*REQUIRED TASK*
Output the records exactly as they appear, with no pictures included.

*Plotting code records*
★ ★ ★ ★ ★
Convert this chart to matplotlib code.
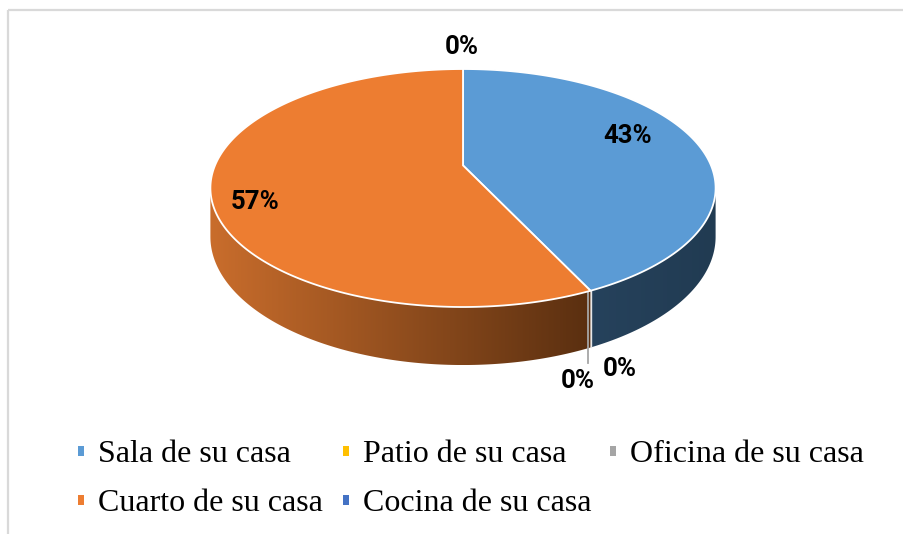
import numpy as np
import matplotlib.pyplot as plt
from matplotlib.patches import Polygon, Rectangle
from matplotlib.colors import LinearSegmentedColormap

# Data
labels = ['Sala de su casa', 'Patio de su casa', 'Oficina de su casa',
          'Cuarto de su casa', 'Cocina de su casa']
values = [43, 0, 0, 57, 0]

# Styles
top_colors = ['#5B9BD5', '#FFC000', '#A5A5A5', '#ED7D31', '#4472C4']
wall_colors = [('#26425C', '#213B52'), None, None, ('#C96D2C', '#5A2F10'), None]

# label positions (pixels) for each slice
label_xy = [(628, 136), (620, 369), (578, 381), (255, 202), (462, 47)]

# legend layout (pixels)
legend_xy = [(98, 462), (363, 462), (630, 462), (98, 511), (363, 511)]

# pie geometry in pixels, with a little perspective
cx, cy, rx, ry, k, depth = 463, 165.4, 248, 114.7, 0.19, 47


def proj(phi, r=1.0, drop=0.0):
    p = np.radians(phi)
    s = 1 / (1 + k * r * np.cos(p))
    x = cx + rx * r * np.sin(p) * s
    y = cy - ry * r * np.cos(p) * s + drop * s
    return x, y


fig = plt.figure(figsize=(9.04, 5.34), dpi=100)
ax = fig.add_axes([0, 0, 1, 1])

total = sum(values)
bounds = np.concatenate([[0], np.cumsum(values)]) / total * 360
phi_a = np.degrees(np.arccos(-k))
phi_b = 360 - phi_a

#walls
for i, v in enumerate(values):
    if v == 0 or wall_colors[i] is None:
        continue
    w0, w1 = max(bounds[i], phi_a), min(bounds[i + 1], phi_b)
    if w0 >= w1:
        continue
    ph = np.linspace(w0, w1, 150)
    tx, ty = proj(ph)
    bx, by = proj(ph[::-1], drop=depth)
    pts = np.column_stack([np.concatenate([tx, bx]), np.concatenate([ty, by])])
    poly = Polygon(pts, closed=True, facecolor='none', edgecolor='none', zorder=2)
    ax.add_patch(poly)
    c_left, c_right = wall_colors[i]
    cmap = LinearSegmentedColormap.from_list('w%d' % i, [c_left, c_right])
    grad = np.linspace(0, 1, 256).reshape(1, -1)
    im = ax.imshow(grad, cmap=cmap, aspect='auto', zorder=2,
                   extent=[pts[:, 0].min(), pts[:, 0].max(), pts[:, 1].max(), pts[:, 1].min()])
    im.set_clip_path(poly)

# seam + leader line at the 0% slices
b = bounds[1]
sx, sy = proj(b)
sbx, sby = proj(b, drop=depth)
ax.plot([sx, sbx], [sy, sby], color='#E8E8E8', lw=1, zorder=2.5)
ax.plot([sx - 3, sx - 3], [sy, 363], color='#A6A6A6', lw=1.3, zorder=2.6)

# top slices
for i, v in enumerate(values):
    if v == 0:
        continue
    ph = np.linspace(bounds[i], bounds[i + 1], 200)
    ax_, ay_ = proj(ph)
    pts = np.column_stack([np.concatenate([[cx], ax_]), np.concatenate([[cy], ay_])])
    ax.add_patch(Polygon(pts, closed=True, facecolor=top_colors[i],
                         edgecolor='white', lw=1.3, zorder=3))

# percentage labels
for i, v in enumerate(values):
    ax.text(label_xy[i][0], label_xy[i][1], '%d%%' % round(v / total * 100),
            ha='center', va='center', fontsize=18.5, fontweight='bold',
            family='Roboto', color='black', zorder=5)

# legend
for i, lab in enumerate(labels):
    x, y = legend_xy[i]
    ax.add_patch(Rectangle((x - 20, y - 16), 6, 10, facecolor=top_colors[i],
                           edgecolor='none', zorder=5))
    ax.text(x, y, lab, ha='left', va='baseline', fontsize=23,
            family='Liberation Serif', color='black')

# chart border
ax.add_patch(Rectangle((8.5, 9.5), 1200, 1200, fill=False,
                       edgecolor='#D9D9D9', lw=1.6, zorder=1))

ax.set_xlim(0, 904)
ax.set_ylim(534, 0)
ax.axis('off')

plt.savefig('out.png', dpi=100)
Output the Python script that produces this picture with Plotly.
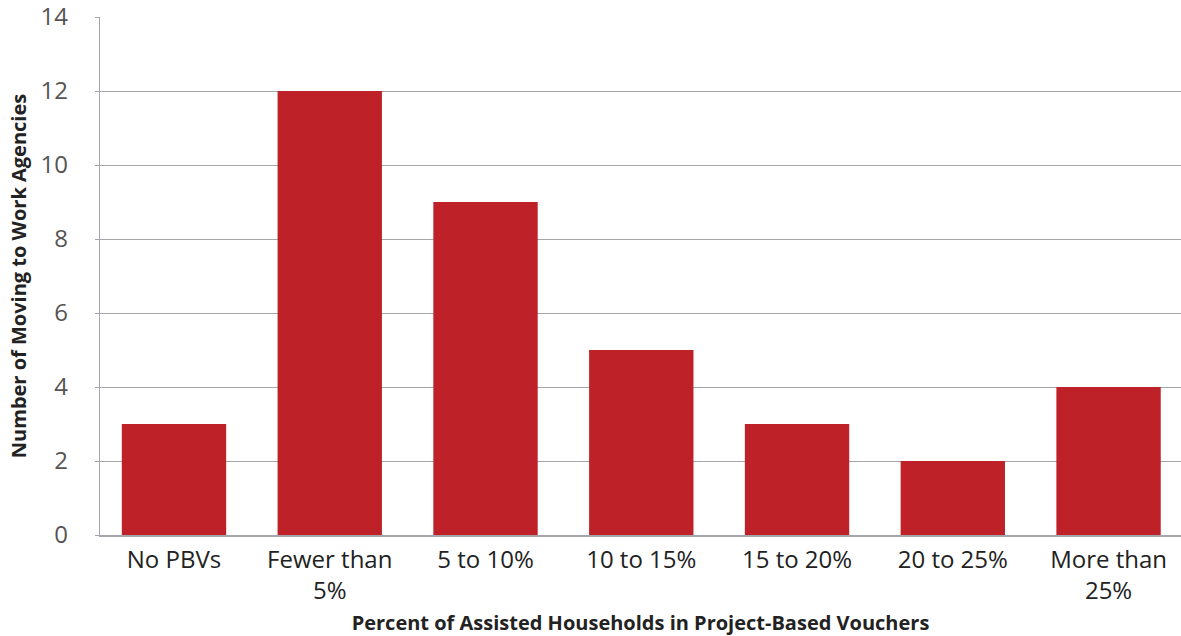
import plotly.graph_objects as go

categories = ["No PBVs", "Fewer than<br>5%", "5 to 10%", "10 to 15%", "15 to 20%", "20 to 25%", "More than<br>25%"]
values = [3, 12, 9, 5, 3, 2, 4]
y_ticks = [0, 2, 4, 6, 8, 10, 12, 14]

fig = go.Figure(go.Bar(x=categories, y=values, marker=dict(color="#be2228", line=dict(width=0)), width=0.67))

fig.update_layout(
    width=1181, height=636,
    margin=dict(l=100, r=0, t=17, b=101),
    plot_bgcolor="white", paper_bgcolor="white",
    font=dict(family="Open Sans, sans-serif", color="#222222"),
    showlegend=False,
)
fig.update_xaxes(
    range=[-0.475, 6.465],
    showline=True, linecolor="#a3a6aa", linewidth=2,
    tickfont=dict(size=24, color="#222222"),
    ticks="", ticklabelstandoff=2,
    title=dict(text="<b>Percent of Assisted Households in Project-Based Vouchers</b>",
               font=dict(size=20, color="#222222"), standoff=15),
)
fig.update_yaxes(
    range=[0, 14], tickvals=y_ticks,
    showgrid=True, gridcolor="#a3a6aa", gridwidth=1.3,
    showline=True, linecolor="#a3a6aa", linewidth=1.3,
    ticks="outside", ticklen=4, tickcolor="#a3a6aa",
    tickfont=dict(size=24, color="#555555"), ticklabelstandoff=22,
    ticklabeloverflow="allow",
    zeroline=False,
    title=dict(text="<b>Number of Moving to Work Agencies</b>",
               font=dict(size=20, color="#222222"), standoff=8),
)
fig.write_html("out.html")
★ ★ ★ ★ ★
*SOLVED PROBLEM*
Convert this chart to matplotlib code.
import numpy as np
import matplotlib.pyplot as plt
from matplotlib.patches import Polygon, Rectangle
from matplotlib.colors import LinearSegmentedColormap

# Data
labels = ['Sala de su casa', 'Patio de su casa', 'Oficina de su casa',
          'Cuarto de su casa', 'Cocina de su casa']
values = [43, 0, 0, 57, 0]

# Styles
top_colors = ['#5B9BD5', '#FFC000', '#A5A5A5', '#ED7D31', '#4472C4']
wall_colors = [('#26425C', '#213B52'), None, None, ('#C96D2C', '#5A2F10'), None]

# label positions (pixels) for each slice
label_xy = [(628, 136), (620, 369), (578, 381), (255, 202), (462, 47)]

# legend layout (pixels)
legend_xy = [(98, 462), (363, 462), (630, 462), (98, 511), (363, 511)]

# pie geometry in pixels, with a little perspective
cx, cy, rx, ry, k, depth = 463, 165.4, 248, 114.7, 0.19, 47


def proj(phi, r=1.0, drop=0.0):
    p = np.radians(phi)
    s = 1 / (1 + k * r * np.cos(p))
    x = cx + rx * r * np.sin(p) * s
    y = cy - ry * r * np.cos(p) * s + drop * s
    return x, y


fig = plt.figure(figsize=(9.04, 5.34), dpi=100)
ax = fig.add_axes([0, 0, 1, 1])

total = sum(values)
bounds = np.concatenate([[0], np.cumsum(values)]) / total * 360
phi_a = np.degrees(np.arccos(-k))
phi_b = 360 - phi_a

#walls
for i, v in enumerate(values):
    if v == 0 or wall_colors[i] is None:
        continue
    w0, w1 = max(bounds[i], phi_a), min(bounds[i + 1], phi_b)
    if w0 >= w1:
        continue
    ph = np.linspace(w0, w1, 150)
    tx, ty = proj(ph)
    bx, by = proj(ph[::-1], drop=depth)
    pts = np.column_stack([np.concatenate([tx, bx]), np.concatenate([ty, by])])
    poly = Polygon(pts, closed=True, facecolor='none', edgecolor='none', zorder=2)
    ax.add_patch(poly)
    c_left, c_right = wall_colors[i]
    cmap = LinearSegmentedColormap.from_list('w%d' % i, [c_left, c_right])
    grad = np.linspace(0, 1, 256).reshape(1, -1)
    im = ax.imshow(grad, cmap=cmap, aspect='auto', zorder=2,
                   extent=[pts[:, 0].min(), pts[:, 0].max(), pts[:, 1].max(), pts[:, 1].min()])
    im.set_clip_path(poly)

# seam + leader line at the 0% slices
b = bounds[1]
sx, sy = proj(b)
sbx, sby = proj(b, drop=depth)
ax.plot([sx, sbx], [sy, sby], color='#E8E8E8', lw=1, zorder=2.5)
ax.plot([sx - 3, sx - 3], [sy, 363], color='#A6A6A6', lw=1.3, zorder=2.6)

# top slices
for i, v in enumerate(values):
    if v == 0:
        continue
    ph = np.linspace(bounds[i], bounds[i + 1], 200)
    ax_, ay_ = proj(ph)
    pts = np.column_stack([np.concatenate([[cx], ax_]), np.concatenate([[cy], ay_])])
    ax.add_patch(Polygon(pts, closed=True, facecolor=top_colors[i],
                         edgecolor='white', lw=1.3, zorder=3))

# percentage labels
for i, v in enumerate(values):
    ax.text(label_xy[i][0], label_xy[i][1], '%d%%' % round(v / total * 100),
            ha='center', va='center', fontsize=18.5, fontweight='bold',
            family='Roboto', color='black', zorder=5)

# legend
for i, lab in enumerate(labels):
    x, y = legend_xy[i]
    ax.add_patch(Rectangle((x - 20, y - 16), 6, 10, facecolor=top_colors[i],
                           edgecolor='none', zorder=5))
    ax.text(x, y, lab, ha='left', va='baseline', fontsize=23,
            family='Liberation Serif', color='black')

# chart border
ax.add_patch(Rectangle((8.5, 9.5), 1200, 1200, fill=False,
                       edgecolor='#D9D9D9', lw=1.6, zorder=1))

ax.set_xlim(0, 904)
ax.set_ylim(534, 0)
ax.axis('off')

plt.savefig('out.png', dpi=100)
Output the Python script that produces this picture with Plotly.
import plotly.graph_objects as go

categories = ["No PBVs", "Fewer than<br>5%", "5 to 10%", "10 to 15%", "15 to 20%", "20 to 25%", "More than<br>25%"]
values = [3, 12, 9, 5, 3, 2, 4]
y_ticks = [0, 2, 4, 6, 8, 10, 12, 14]

fig = go.Figure(go.Bar(x=categories, y=values, marker=dict(color="#be2228", line=dict(width=0)), width=0.67))

fig.update_layout(
    width=1181, height=636,
    margin=dict(l=100, r=0, t=17, b=101),
    plot_bgcolor="white", paper_bgcolor="white",
    font=dict(family="Open Sans, sans-serif", color="#222222"),
    showlegend=False,
)
fig.update_xaxes(
    range=[-0.475, 6.465],
    showline=True, linecolor="#a3a6aa", linewidth=2,
    tickfont=dict(size=24, color="#222222"),
    ticks="", ticklabelstandoff=2,
    title=dict(text="<b>Percent of Assisted Households in Project-Based Vouchers</b>",
               font=dict(size=20, color="#222222"), standoff=15),
)
fig.update_yaxes(
    range=[0, 14], tickvals=y_ticks,
    showgrid=True, gridcolor="#a3a6aa", gridwidth=1.3,
    showline=True, linecolor="#a3a6aa", linewidth=1.3,
    ticks="outside", ticklen=4, tickcolor="#a3a6aa",
    tickfont=dict(size=24, color="#555555"), ticklabelstandoff=22,
    ticklabeloverflow="allow",
    zeroline=False,
    title=dict(text="<b>Number of Moving to Work Agencies</b>",
               font=dict(size=20, color="#222222"), standoff=8),
)
fig.write_html("out.html")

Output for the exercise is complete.